## Start
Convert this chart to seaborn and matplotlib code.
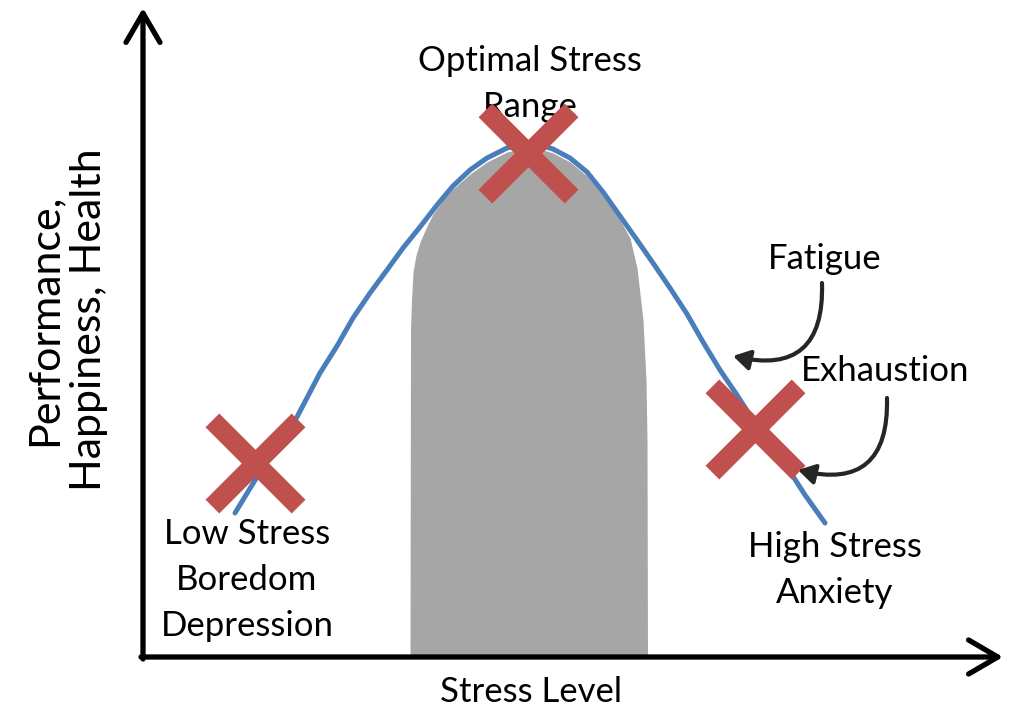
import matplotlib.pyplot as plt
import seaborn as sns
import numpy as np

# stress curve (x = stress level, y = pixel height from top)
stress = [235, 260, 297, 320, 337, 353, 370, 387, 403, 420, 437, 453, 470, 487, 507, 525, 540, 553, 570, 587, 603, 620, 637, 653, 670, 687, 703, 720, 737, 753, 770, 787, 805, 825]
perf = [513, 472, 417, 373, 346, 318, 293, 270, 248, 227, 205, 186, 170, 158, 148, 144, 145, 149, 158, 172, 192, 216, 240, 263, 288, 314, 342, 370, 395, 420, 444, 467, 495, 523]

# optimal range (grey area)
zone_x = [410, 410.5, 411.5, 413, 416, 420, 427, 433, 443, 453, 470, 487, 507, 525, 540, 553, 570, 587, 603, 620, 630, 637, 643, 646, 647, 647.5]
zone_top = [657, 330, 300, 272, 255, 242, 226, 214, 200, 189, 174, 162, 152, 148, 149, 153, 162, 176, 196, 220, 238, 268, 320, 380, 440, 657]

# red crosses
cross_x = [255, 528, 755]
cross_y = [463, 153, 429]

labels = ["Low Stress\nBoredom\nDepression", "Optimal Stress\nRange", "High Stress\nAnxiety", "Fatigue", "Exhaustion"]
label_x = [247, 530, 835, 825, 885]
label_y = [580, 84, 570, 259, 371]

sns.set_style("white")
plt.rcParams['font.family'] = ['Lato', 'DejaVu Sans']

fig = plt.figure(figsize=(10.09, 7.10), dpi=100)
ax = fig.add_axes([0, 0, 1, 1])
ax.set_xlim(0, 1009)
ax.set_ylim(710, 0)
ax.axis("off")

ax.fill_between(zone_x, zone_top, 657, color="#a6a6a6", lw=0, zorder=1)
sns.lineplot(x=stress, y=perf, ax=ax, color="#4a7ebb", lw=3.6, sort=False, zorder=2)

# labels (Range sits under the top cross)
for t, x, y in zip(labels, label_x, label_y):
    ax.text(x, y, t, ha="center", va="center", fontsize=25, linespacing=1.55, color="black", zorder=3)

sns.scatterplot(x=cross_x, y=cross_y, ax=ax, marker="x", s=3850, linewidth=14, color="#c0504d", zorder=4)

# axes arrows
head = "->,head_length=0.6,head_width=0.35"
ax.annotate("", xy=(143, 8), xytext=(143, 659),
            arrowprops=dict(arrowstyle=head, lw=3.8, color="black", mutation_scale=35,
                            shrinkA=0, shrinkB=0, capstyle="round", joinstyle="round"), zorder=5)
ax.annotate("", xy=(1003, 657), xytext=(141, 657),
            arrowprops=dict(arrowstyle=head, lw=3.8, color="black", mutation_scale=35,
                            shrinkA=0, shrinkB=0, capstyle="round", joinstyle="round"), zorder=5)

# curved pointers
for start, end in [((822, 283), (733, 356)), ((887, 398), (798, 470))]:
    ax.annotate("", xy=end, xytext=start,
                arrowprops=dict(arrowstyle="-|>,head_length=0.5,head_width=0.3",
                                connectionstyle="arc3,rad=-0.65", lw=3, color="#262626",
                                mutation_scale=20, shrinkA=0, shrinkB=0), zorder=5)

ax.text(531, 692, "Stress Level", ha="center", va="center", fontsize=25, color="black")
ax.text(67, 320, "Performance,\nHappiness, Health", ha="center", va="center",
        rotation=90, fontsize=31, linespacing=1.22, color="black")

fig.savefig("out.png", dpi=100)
## End
▶ **Problem to work on**
Work out how many lines of the listing above include "matplotlib". Answer with the number and nothing more.

▶ **Output below**
2